TASK INSTRUCTIONS — Transcribe, exactly as they appear, the line that contains "Output the LaTeX", the line that contains "(509,0) -- (509,590);", and every line in between, and nothing else.

------------------------------------------------

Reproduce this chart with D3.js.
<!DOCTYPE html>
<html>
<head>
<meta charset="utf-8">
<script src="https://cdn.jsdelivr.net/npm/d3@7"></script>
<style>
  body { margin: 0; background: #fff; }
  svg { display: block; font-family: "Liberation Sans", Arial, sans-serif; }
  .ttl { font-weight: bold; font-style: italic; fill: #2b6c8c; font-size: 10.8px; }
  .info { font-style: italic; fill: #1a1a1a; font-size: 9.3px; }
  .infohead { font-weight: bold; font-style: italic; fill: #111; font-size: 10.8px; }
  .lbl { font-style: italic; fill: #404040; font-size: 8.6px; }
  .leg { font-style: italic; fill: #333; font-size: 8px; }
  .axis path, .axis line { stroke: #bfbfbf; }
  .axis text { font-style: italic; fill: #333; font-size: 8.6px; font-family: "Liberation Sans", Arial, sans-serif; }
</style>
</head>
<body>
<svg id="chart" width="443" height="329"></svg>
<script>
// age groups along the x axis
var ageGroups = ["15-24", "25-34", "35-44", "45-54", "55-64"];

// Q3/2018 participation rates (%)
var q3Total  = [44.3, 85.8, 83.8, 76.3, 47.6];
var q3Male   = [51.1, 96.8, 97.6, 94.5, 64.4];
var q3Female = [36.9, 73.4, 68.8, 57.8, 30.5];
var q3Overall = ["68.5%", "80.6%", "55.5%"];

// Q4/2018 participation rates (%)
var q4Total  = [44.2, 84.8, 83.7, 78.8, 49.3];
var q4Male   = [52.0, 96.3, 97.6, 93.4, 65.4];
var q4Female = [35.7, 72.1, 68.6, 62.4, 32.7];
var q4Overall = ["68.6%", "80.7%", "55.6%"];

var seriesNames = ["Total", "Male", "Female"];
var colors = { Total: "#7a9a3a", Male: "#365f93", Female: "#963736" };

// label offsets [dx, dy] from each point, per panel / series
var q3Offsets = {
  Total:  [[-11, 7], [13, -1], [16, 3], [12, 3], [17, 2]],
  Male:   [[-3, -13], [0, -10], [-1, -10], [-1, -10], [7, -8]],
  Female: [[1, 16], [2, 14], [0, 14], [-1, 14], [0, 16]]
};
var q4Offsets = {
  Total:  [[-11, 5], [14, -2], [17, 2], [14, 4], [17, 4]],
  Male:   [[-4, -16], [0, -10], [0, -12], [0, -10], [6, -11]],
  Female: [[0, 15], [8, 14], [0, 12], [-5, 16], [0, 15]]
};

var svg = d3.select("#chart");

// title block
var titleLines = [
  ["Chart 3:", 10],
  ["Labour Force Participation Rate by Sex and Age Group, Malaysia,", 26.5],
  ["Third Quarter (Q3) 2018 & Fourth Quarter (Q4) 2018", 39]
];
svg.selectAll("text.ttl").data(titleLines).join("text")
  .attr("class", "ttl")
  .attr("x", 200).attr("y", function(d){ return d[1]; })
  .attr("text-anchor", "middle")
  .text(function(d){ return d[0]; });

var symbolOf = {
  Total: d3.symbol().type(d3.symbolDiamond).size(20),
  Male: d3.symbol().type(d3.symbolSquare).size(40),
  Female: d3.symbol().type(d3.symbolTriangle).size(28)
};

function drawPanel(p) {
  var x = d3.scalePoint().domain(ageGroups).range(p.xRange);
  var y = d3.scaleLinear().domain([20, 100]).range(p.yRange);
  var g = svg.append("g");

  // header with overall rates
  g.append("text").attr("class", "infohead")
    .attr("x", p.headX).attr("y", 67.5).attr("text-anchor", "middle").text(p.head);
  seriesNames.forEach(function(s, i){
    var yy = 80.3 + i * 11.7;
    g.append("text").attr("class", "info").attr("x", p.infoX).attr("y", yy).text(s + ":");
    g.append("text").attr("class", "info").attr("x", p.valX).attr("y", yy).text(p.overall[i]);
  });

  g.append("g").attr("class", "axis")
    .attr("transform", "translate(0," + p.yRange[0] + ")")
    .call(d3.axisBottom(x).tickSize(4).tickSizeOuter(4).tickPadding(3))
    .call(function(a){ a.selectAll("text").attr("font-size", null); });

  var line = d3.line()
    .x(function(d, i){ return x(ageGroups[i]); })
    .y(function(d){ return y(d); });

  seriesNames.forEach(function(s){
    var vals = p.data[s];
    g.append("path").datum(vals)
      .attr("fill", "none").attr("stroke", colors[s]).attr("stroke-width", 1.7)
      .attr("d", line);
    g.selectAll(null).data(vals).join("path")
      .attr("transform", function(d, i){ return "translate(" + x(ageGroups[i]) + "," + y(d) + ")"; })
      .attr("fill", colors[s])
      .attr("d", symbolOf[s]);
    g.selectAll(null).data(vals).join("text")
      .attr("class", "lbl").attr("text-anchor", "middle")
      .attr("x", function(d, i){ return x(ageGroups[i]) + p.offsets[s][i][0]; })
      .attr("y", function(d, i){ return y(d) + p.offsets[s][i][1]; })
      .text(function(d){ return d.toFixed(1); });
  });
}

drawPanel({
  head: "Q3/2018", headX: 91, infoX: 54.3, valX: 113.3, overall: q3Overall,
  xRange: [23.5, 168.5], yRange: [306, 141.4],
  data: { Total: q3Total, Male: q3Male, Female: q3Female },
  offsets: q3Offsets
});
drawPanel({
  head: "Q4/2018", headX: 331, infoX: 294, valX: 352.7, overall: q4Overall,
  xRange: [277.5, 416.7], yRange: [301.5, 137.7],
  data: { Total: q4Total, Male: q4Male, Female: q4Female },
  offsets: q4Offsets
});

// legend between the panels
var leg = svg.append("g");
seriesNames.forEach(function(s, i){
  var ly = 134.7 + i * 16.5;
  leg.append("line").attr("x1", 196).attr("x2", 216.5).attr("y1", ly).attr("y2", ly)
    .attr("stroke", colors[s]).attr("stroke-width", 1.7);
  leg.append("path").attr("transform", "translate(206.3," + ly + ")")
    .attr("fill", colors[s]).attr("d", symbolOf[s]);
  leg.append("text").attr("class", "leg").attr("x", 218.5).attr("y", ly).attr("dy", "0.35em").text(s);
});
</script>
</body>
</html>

------------------------------------------------

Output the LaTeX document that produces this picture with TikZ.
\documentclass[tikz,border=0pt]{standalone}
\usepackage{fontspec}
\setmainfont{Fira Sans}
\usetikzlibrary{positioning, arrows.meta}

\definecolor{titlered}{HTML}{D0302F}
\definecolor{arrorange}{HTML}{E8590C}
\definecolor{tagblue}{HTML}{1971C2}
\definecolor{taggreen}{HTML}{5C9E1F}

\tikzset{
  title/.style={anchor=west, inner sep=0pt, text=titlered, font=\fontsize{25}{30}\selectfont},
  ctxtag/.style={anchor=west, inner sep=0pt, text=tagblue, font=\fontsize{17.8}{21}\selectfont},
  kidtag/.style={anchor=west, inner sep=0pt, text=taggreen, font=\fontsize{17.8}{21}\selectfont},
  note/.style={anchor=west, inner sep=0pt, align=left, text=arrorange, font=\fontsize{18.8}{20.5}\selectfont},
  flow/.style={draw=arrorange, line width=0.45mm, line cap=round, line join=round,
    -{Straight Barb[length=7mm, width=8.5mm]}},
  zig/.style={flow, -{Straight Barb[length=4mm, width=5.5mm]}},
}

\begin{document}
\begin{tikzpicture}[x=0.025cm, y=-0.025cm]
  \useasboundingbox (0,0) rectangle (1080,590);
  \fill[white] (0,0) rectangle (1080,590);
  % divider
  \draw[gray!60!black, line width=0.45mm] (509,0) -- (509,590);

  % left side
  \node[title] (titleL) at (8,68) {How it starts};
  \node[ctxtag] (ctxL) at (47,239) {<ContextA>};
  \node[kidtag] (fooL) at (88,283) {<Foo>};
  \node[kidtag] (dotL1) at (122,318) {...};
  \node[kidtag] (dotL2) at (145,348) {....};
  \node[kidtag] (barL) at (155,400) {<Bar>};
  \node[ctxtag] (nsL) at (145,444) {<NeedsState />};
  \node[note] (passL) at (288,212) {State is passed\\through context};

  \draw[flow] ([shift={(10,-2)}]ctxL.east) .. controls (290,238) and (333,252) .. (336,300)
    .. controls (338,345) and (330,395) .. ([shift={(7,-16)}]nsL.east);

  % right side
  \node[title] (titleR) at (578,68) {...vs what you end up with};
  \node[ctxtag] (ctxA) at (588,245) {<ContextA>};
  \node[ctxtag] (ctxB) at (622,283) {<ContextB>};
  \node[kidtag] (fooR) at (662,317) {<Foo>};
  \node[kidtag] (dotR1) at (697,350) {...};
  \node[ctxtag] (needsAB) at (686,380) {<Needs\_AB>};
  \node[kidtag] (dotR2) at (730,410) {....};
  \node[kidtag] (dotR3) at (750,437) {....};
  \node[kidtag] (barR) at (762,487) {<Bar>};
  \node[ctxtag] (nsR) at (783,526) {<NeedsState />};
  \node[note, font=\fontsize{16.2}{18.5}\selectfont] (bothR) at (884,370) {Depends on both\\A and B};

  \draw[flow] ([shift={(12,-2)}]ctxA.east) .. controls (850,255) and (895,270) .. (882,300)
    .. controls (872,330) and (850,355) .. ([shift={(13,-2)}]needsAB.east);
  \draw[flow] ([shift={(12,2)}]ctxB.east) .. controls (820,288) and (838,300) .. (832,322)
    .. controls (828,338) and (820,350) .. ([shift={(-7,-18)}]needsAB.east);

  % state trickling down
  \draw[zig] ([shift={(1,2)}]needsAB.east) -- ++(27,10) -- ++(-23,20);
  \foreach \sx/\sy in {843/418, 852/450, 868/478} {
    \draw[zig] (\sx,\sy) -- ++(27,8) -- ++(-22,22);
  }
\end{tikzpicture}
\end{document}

------------------------------------------------

FINISHED TASK —
Output the LaTeX document that produces this picture with TikZ.
\documentclass[tikz,border=0pt]{standalone}
\usepackage{fontspec}
\setmainfont{Fira Sans}
\usetikzlibrary{positioning, arrows.meta}

\definecolor{titlered}{HTML}{D0302F}
\definecolor{arrorange}{HTML}{E8590C}
\definecolor{tagblue}{HTML}{1971C2}
\definecolor{taggreen}{HTML}{5C9E1F}

\tikzset{
  title/.style={anchor=west, inner sep=0pt, text=titlered, font=\fontsize{25}{30}\selectfont},
  ctxtag/.style={anchor=west, inner sep=0pt, text=tagblue, font=\fontsize{17.8}{21}\selectfont},
  kidtag/.style={anchor=west, inner sep=0pt, text=taggreen, font=\fontsize{17.8}{21}\selectfont},
  note/.style={anchor=west, inner sep=0pt, align=left, text=arrorange, font=\fontsize{18.8}{20.5}\selectfont},
  flow/.style={draw=arrorange, line width=0.45mm, line cap=round, line join=round,
    -{Straight Barb[length=7mm, width=8.5mm]}},
  zig/.style={flow, -{Straight Barb[length=4mm, width=5.5mm]}},
}

\begin{document}
\begin{tikzpicture}[x=0.025cm, y=-0.025cm]
  \useasboundingbox (0,0) rectangle (1080,590);
  \fill[white] (0,0) rectangle (1080,590);
  % divider
  \draw[gray!60!black, line width=0.45mm] (509,0) -- (509,590);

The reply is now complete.